Running on Reddit dataset is extremely slow

Question

Running on Reddit dataset is extremely slow

cai-lw opened this issue 5 years ago · comments

I downloaded the processed Reddit data set form #8 (comment), and then run train_batch_multiRank_inductive_reddit_Mixlayers_sampleA.py with default parameters. It takes about 10 minutes for a single epoch. However the paper reported 638.6 seconds for the WHOLE training process. I am ~200x slower than your reported speed.

I am running on an AWS m5.2xlarge instance with the same CPU spec as your machine (8 vCPUs = 4 core 8 thread, 2.5GHz).
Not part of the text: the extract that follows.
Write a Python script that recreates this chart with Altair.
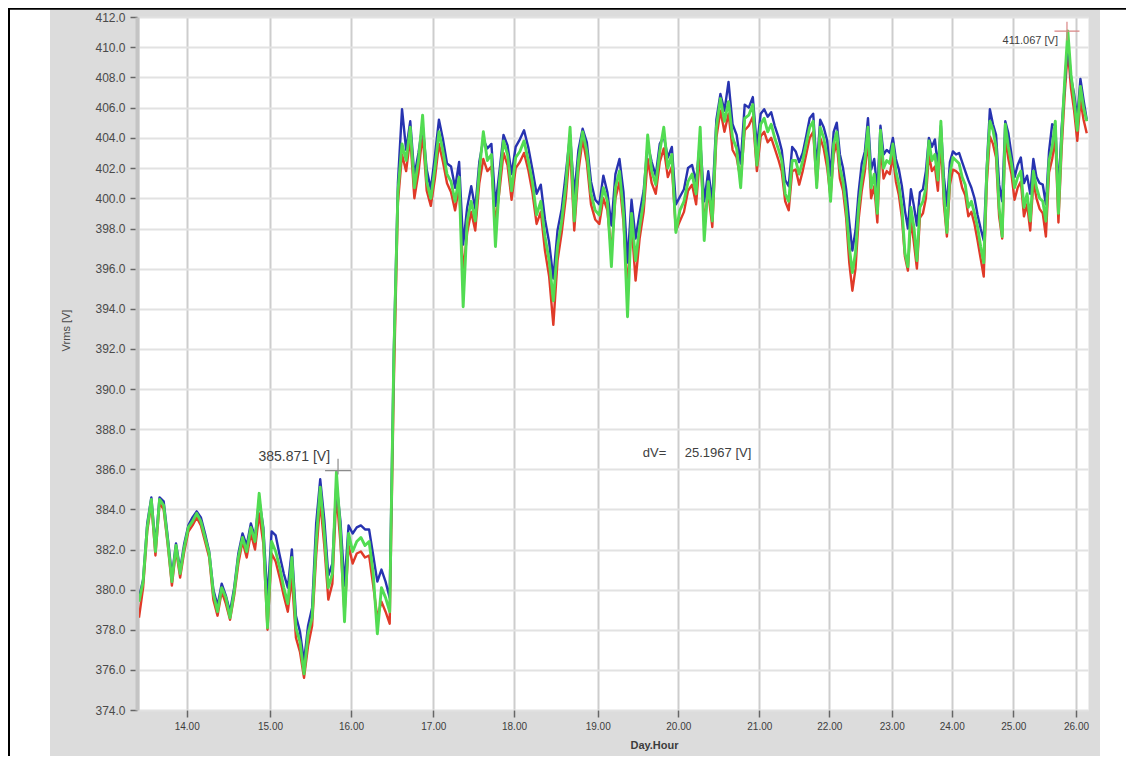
import altair as alt
import numpy as np
import pandas as pd

# sampling of the three phase voltages (days, regular step)
T0 = 13.42
STEP = 0.05

GREEN = [
    379.4, 380.4, 383.1, 384.5, 381.9, 384.5, 384.2, 382.4, 380.4, 382.2,
    380.8, 382.1, 383.1, 383.4, 383.8, 383.4, 382.6, 381.8, 379.8, 378.9,
    380.1, 379.6, 378.6, 379.9, 381.6, 382.6, 381.9, 383.1, 382.4, 384.8,
    382.8, 378.1, 382.4, 381.9, 381.1, 380.1, 379.3, 381.6, 378.1, 377.4,
    375.8, 377.8, 378.6, 382.4, 385.1, 382.8, 380.1, 380.8, 385.87, 382.9,
    378.4, 382.8, 381.9, 382.4, 382.6, 382.2, 382.4, 380.8, 377.8, 380.1,
    379.6, 378.9, 391.5, 400.4, 403.6, 402.5, 404.7, 400.7, 402.5, 405.5,
    401.1, 400.0, 402.0, 404.4, 403.1, 401.6, 401.1, 399.8, 401.4, 394.1,
    398.5, 399.8, 398.5, 401.8, 404.4, 402.5, 402.9, 397.1, 401.1, 403.8,
    402.9, 400.5, 402.7, 403.1, 403.8, 402.5, 401.1, 398.9, 399.8, 397.6,
    396.4, 394.4, 397.1, 398.5, 400.9, 404.7, 398.5, 402.5, 404.4, 403.1,
    400.3, 399.2, 398.9, 400.7, 399.8, 396.1, 400.7, 401.8, 399.0, 393.6,
    399.0, 396.4, 398.1, 399.8, 404.2, 401.8, 400.9, 403.1, 404.7, 402.0,
    402.9, 397.8, 399.2, 399.8, 401.1, 401.6, 400.3, 404.7, 397.4, 401.1,
    398.5, 404.7, 406.6, 405.1, 406.4, 404.0, 403.3, 400.7, 405.3, 405.5,
    406.2, 402.2, 404.9, 405.3, 404.4, 404.9, 404.0, 403.3, 402.5, 400.3,
    399.8, 402.5, 402.5, 401.6, 402.5, 403.6, 404.7, 405.1, 400.7, 404.7,
    404.0, 402.7, 399.8, 403.6, 404.4, 402.0, 401.1, 399.4, 397.1, 395.8,
    396.8, 399.4, 401.2, 402.5, 404.7, 400.7, 401.6, 399.0, 404.5, 402.0,
    402.5, 402.3, 403.6, 401.8, 400.9, 399.4, 396.8, 396.1, 399.4, 398.1,
    396.4, 399.4, 399.8, 400.7, 403.8, 402.5, 402.9, 401.2, 405.1, 400.3,
    397.8, 401.6, 402.7, 402.5, 402.3, 401.4, 400.9, 399.4, 399.8, 399.0,
    398.1, 397.1, 396.3, 401.8, 405.1, 404.5, 403.4, 399.4, 397.6, 404.9,
    403.4, 402.3, 400.7, 401.4, 401.8, 399.4, 400.3, 398.5, 401.8, 400.7,
    400.0, 399.8, 398.5, 402.5, 403.4, 405.1, 399.0, 404.0, 407.8, 411.07,
    408.2, 406.5, 404.5, 407.4, 406.0, 405.1,
]

BLUE = [
    379.6, 380.5, 383.3, 384.6, 382.2, 384.6, 384.4, 382.6, 380.7, 382.3,
    381.0, 382.3, 383.2, 383.6, 383.9, 383.6, 382.8, 381.9, 380.0, 379.2,
    380.3, 379.7, 378.9, 380.1, 381.8, 382.8, 382.2, 383.3, 382.6, 384.5,
    383.1, 379.5, 382.9, 382.7, 381.7, 380.8, 380.1, 382.0, 378.7, 377.9,
    376.4, 378.2, 379.1, 383.3, 385.5, 383.5, 380.7, 381.3, 385.3, 383.4,
    380.2, 383.2, 382.8, 383.1, 383.2, 383.0, 383.0, 381.7, 380.4, 381.0,
    380.4, 379.6, 391.8, 401.0, 405.9, 403.2, 405.1, 401.5, 403.0, 404.9,
    401.9, 400.6, 402.8, 405.2, 403.9, 402.3, 402.1, 400.7, 402.4, 397.2,
    399.4, 400.8, 399.3, 402.4, 403.9, 403.3, 403.6, 399.5, 401.8, 404.2,
    403.5, 401.6, 403.4, 403.9, 404.5, 403.4, 401.9, 400.3, 400.9, 398.6,
    397.3, 395.5, 397.9, 399.3, 401.7, 404.2, 400.2, 403.2, 404.6, 403.7,
    401.1, 399.9, 399.6, 401.5, 400.4, 398.2, 401.6, 402.6, 400.4, 396.3,
    399.9, 397.5, 399.0, 400.5, 403.6, 402.4, 401.5, 403.6, 404.1, 402.7,
    403.4, 399.6, 400.1, 400.6, 402.0, 402.2, 401.1, 403.9, 399.8, 401.8,
    399.8, 405.2, 406.9, 405.8, 407.7, 404.9, 404.2, 402.3, 406.2, 406.0,
    406.7, 403.4, 405.6, 405.9, 405.4, 405.7, 404.8, 404.1, 403.2, 401.2,
    400.8, 403.4, 403.1, 402.4, 403.0, 404.1, 405.3, 405.6, 402.0, 405.2,
    404.7, 403.8, 401.5, 404.4, 405.0, 402.9, 402.0, 400.6, 398.4, 396.9,
    397.9, 400.4, 402.3, 403.1, 405.3, 401.9, 402.6, 400.5, 404.8, 402.9,
    403.2, 403.0, 404.0, 402.6, 401.9, 400.8, 399.2, 398.0, 400.6, 399.5,
    398.2, 400.4, 400.6, 401.8, 404.0, 403.4, 403.9, 402.1, 404.8, 401.4,
    399.5, 402.4, 403.1, 402.9, 403.0, 402.4, 401.8, 401.2, 400.7, 400.0,
    398.9, 398.0, 397.4, 402.1, 405.9, 404.9, 404.2, 400.9, 399.8, 405.1,
    404.3, 402.9, 401.4, 402.2, 402.7, 401.0, 401.5, 400.3, 402.6, 401.4,
    401.0, 400.9, 399.6, 403.1, 404.9, 404.8, 400.4, 404.6, 407.5, 410.4,
    408.0, 406.9, 405.3, 407.9, 406.5, 405.2,
]

RED = [
    378.6, 380.1, 382.9, 384.3, 381.7, 384.3, 384.0, 382.2, 380.2, 382.0,
    380.6, 381.9, 382.9, 383.2, 383.6, 383.2, 382.4, 381.6, 379.5, 378.7,
    379.9, 379.3, 378.5, 379.7, 381.3, 382.4, 381.6, 382.8, 382.0, 383.8,
    382.3, 378.0, 381.8, 381.4, 380.6, 379.7, 378.9, 380.6, 377.6, 376.9,
    375.6, 377.2, 378.2, 381.7, 384.4, 382.2, 379.5, 380.3, 384.8, 382.3,
    378.8, 382.2, 381.3, 381.8, 381.9, 381.6, 381.7, 380.2, 378.6, 379.4,
    378.9, 378.3, 390.2, 399.7, 402.9, 401.8, 404.0, 400.0, 401.7, 404.3,
    400.5, 399.5, 401.3, 403.6, 402.4, 401.0, 400.4, 399.2, 400.8, 395.8,
    397.8, 399.1, 397.9, 401.0, 402.6, 401.8, 402.1, 398.3, 400.5, 403.0,
    402.2, 399.9, 402.0, 402.4, 403.0, 401.9, 400.4, 398.3, 399.1, 396.9,
    395.6, 393.2, 396.4, 397.8, 400.1, 403.4, 397.9, 401.8, 403.9, 402.4,
    399.6, 398.6, 398.3, 400.0, 399.2, 396.8, 400.0, 401.1, 398.4, 395.0,
    398.3, 395.4, 397.5, 399.1, 402.6, 401.0, 400.3, 402.4, 403.3, 401.4,
    402.1, 397.9, 398.5, 399.1, 400.5, 400.9, 399.6, 403.0, 398.4, 400.4,
    398.1, 404.0, 405.8, 404.4, 405.6, 403.2, 402.7, 401.2, 404.5, 404.8,
    405.4, 401.8, 404.1, 404.4, 403.7, 404.0, 403.3, 402.6, 401.8, 399.8,
    399.2, 401.8, 401.9, 400.9, 401.8, 402.9, 404.0, 404.4, 400.9, 404.0,
    403.3, 402.0, 400.1, 402.9, 403.7, 401.3, 400.5, 398.7, 396.3, 394.9,
    396.0, 398.6, 400.5, 401.8, 403.9, 400.0, 400.8, 398.4, 403.5, 401.3,
    401.8, 401.6, 402.8, 401.1, 400.2, 398.7, 396.6, 395.9, 398.6, 397.3,
    396.0, 398.7, 399.0, 400.0, 402.9, 401.8, 402.1, 400.5, 403.9, 399.6,
    397.6, 400.9, 401.9, 401.8, 401.6, 400.7, 400.2, 398.8, 399.1, 398.3,
    397.4, 396.5, 395.6, 401.0, 404.1, 403.6, 402.7, 398.8, 397.5, 404.0,
    402.6, 401.6, 399.9, 400.7, 401.1, 398.8, 399.6, 397.9, 401.1, 400.0,
    399.3, 399.0, 397.6, 401.7, 402.6, 404.0, 398.4, 403.2, 406.9, 409.8,
    407.3, 405.8, 403.8, 406.5, 405.2, 404.3,
]

X_TICKS = [14, 15, 16, 17, 18, 19, 20, 21, 22, 23, 24, 25, 26]
Y_TICKS = list(range(374, 413, 2))

# annotations
MAX_LOW_T, MAX_LOW_V, MAX_LOW_LABEL = [15.84], [385.871], ["385.871 [V]"]
MAX_HIGH_T, MAX_HIGH_V, MAX_HIGH_LABEL = [25.856], [411.067], ["411.067 [V]"]
DV_T, DV_V, DV_LABEL = [19.56, 20.08], [386.81, 386.81], ["dV=", "25.1967 [V]"]

# piecewise scales reproducing the reference's uneven axis spacing
X_DOMAIN = [13.42, 14, 15, 16, 17, 18, 19, 20, 21, 22, 23, 24, 25, 26, 26.19]
X_RANGE = [0, 47.7, 131, 212, 294.3, 375, 458.7, 539.3, 620.3, 690.3,
           752.7, 812.7, 874.3, 937, 949]
Y_DOMAIN = [374, 398, 412]
Y_RANGE = [693, 211.5, 0]

W, H = 949, 693
FONT = "Liberation Sans"

n = len(GREEN)
assert len(BLUE) == n and len(RED) == n, (len(GREEN), len(BLUE), len(RED))
times = np.round(T0 + STEP * np.arange(n), 3)

xscale = alt.Scale(domain=X_DOMAIN, range=X_RANGE, nice=False, zero=False)
yscale = alt.Scale(domain=Y_DOMAIN, range=Y_RANGE, nice=False, zero=False)

xaxis = alt.Axis(values=X_TICKS, format=".2f", title="Day.Hour", grid=True,
                 gridColor="#cdcdcd", gridWidth=2, domain=False,
                 ticks=True, tickSize=7, tickWidth=1.5, tickColor="#666666",
                 labelFontSize=10, labelColor="#3c3c3c", labelPadding=4,
                 labelFlush=False, labelOverlap=False, labelFont=FONT,
                 titleFont=FONT, titleFontSize=11, titleFontWeight="bold",
                 titleColor="#3c3c3c", titleX=515, titleY=35,
                 titleAlign="center", titleBaseline="middle")
yaxis = alt.Axis(values=Y_TICKS, format=".1f", title="Vrms [V]", grid=True,
                 gridColor="#e2e2e2", gridWidth=2, domain=True,
                 domainColor="#c4c4c4", domainWidth=4, offset=2,
                 ticks=True, tickSize=7, tickWidth=1.5, tickColor="#666666",
                 labelFontSize=12, labelColor="#4a4a4a", labelPadding=5,
                 labelFlush=False, labelOverlap=False, labelFont=FONT,
                 titleFont=FONT, titleFontSize=11, titleFontWeight="normal",
                 titleColor="#4a4a4a", titleAngle=270, titleX=-71, titleY=313,
                 titleAlign="center", titleBaseline="middle")

df = pd.DataFrame({
    "t": np.concatenate([times, times, times]),
    "v": RED + BLUE + GREEN,
    "phase": ["L1"] * n + ["L2"] * n + ["L3"] * n,
})

def phase_line(ph, color, width):
    return alt.Chart(df).transform_filter(alt.datum.phase == ph).mark_line(
        color=color, strokeWidth=width, clip=True, strokeJoin="round"
    ).encode(
        x=alt.X("t:Q", scale=xscale, axis=xaxis),
        y=alt.Y("v:Q", scale=yscale, axis=yaxis),
    )

lines = [phase_line("L1", "#e03a28", 2.4), phase_line("L2", "#2733b0", 2.4),
         phase_line("L3", "#52dc52", 2.9)]

deco = pd.DataFrame({"k": [0]})
def block(x0, x1, y0, y1, color):
    return alt.Chart(deco).mark_rect(color=color).encode(
        x=alt.value(x0), x2=alt.value(x1), y=alt.value(y0), y2=alt.value(y1))

decorations = [
    block(-131, -89, -9, 745, "white"),
    block(961, 990, -9, 745, "white"),
    block(-131, -129, -9, 745, "black"),
    block(-131, 990, -9, -7.3, "black"),
]

low_df = pd.DataFrame({"t": MAX_LOW_T, "v": MAX_LOW_V, "label": MAX_LOW_LABEL})
high_df = pd.DataFrame({"t": MAX_HIGH_T, "v": MAX_HIGH_V, "label": MAX_HIGH_LABEL})
dv_df = pd.DataFrame({"t": DV_T, "v": DV_V, "label": DV_LABEL})

enc = dict(x=alt.X("t:Q", scale=xscale, axis=xaxis),
           y=alt.Y("v:Q", scale=yscale, axis=yaxis))

low_mark = alt.Chart(low_df).mark_point(
    shape="M-1,-0.1L1,-0.1M0,-1L0,0.2", size=676, filled=False,
    color="#8c8c8c", strokeWidth=1.2, opacity=1).encode(**enc)
low_text = alt.Chart(low_df).mark_text(
    align="right", baseline="middle", dx=-8, dy=-15, fontSize=14,
    font=FONT, color="#404040").encode(text="label:N", **enc)
high_mark = alt.Chart(high_df).mark_point(
    shape="M-1,0L1,0M0,-0.75L0,0.75", size=625, filled=False,
    color="#d98585", strokeWidth=1.2, opacity=1).encode(**enc)
high_text = alt.Chart(high_df).mark_text(
    align="right", baseline="middle", dx=-9, dy=10, fontSize=11,
    font=FONT, color="#404040").encode(text="label:N", **enc)
dv_text = alt.Chart(dv_df).mark_text(
    align="left", baseline="middle", fontSize=13,
    font=FONT, color="#404040").encode(text="label:N", **enc)

chart = alt.layer(
    *decorations, *lines, low_mark, low_text, high_mark, high_text, dv_text
).properties(
    width=W, height=H,
    autosize=alt.AutoSizeParams(type="none"),
    padding={"left": 131, "top": 9, "right": 38, "bottom": 46},
    background="#dcdcdc",
).configure(
    font=FONT
).configure_view(
    fill="white", stroke="transparent"
)

chart.save("out.html", embed_options={"renderer": "svg", "actions": False})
All dependencies are simply installed by pip.

Tengfei Ma · Answer 1 · Thu Apr 04 2019 08:32:05 GMT+0800 (China Standard Time)

The default parameter did not do any sampling: main(None).
Change the "None" into 100 or 200

Liwei Cai · Answer 2 · Thu Apr 04 2019 08:39:26 GMT+0800 (China Standard Time)

@matenure It works. Thank you.
Could you change the default behavior of this code, or tell people how to change it in README? The README says it is "the final model" but it isn't since it didn't do any sampling.

Tengfei Ma · Answer 3 · Mon Apr 08 2019 13:07:20 GMT+0800 (China Standard Time)

Thanks. Your update has been merged.